To know whether your company is headed in the right direction, having KPIs is crucial. But, focusing on the wrong KPIs can be detrimental to the growth of your organization. So, what makes your business performance indicators ‘key’ and how should an executive or manager select them? In this article at Learning Hub, Daniella Alscher shares some best practices for creating effective KPIs. Be sure to consider these best practices when building your business performance measurement systems.
Best Practices for Picking Up the Right KPIs
Align KPIs with Your business objectives
Remember that your business and its goals are unique, and therefore, your KPIs must be distinctive too. Having a thorough understanding of your business model helps in creating metrics that can get your organization aligned. Set different KPIs for different levels of management. Establish medium and long-term objectives for executives, medium and short-term objectives for management personnel, and short-term goals for team members.
KPIs Must Be Attainable
Set achievable targets for your team. Before setting KPIs, ask yourself the following questions:
- What are the points that I need to measure in this KPI?

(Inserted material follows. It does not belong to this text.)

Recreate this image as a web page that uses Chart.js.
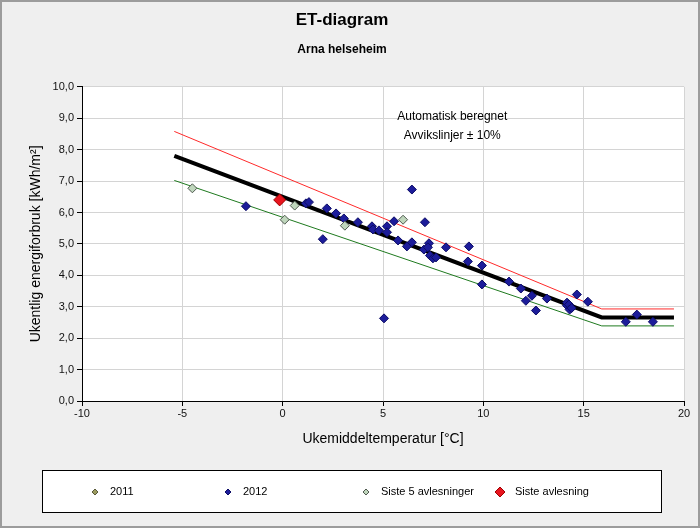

- What are the cost and the potential returns?
- What are the processes do I need to introduce in this KPI to make it more relevant to stakeholders and business operators?
KPIs Must Be Actionable
One of the most important considerations to keep in mind when selecting your business KPI is whether it’s actionable or not. Daniella mentions, “The purpose of a KPI is to monitor the current success of your business as well as inform leaders and decision-makers of how that success can grow over time.” She adds, “KPIs can’t just be set; they need to be presented to the right people in the right way to encourage people to take action.”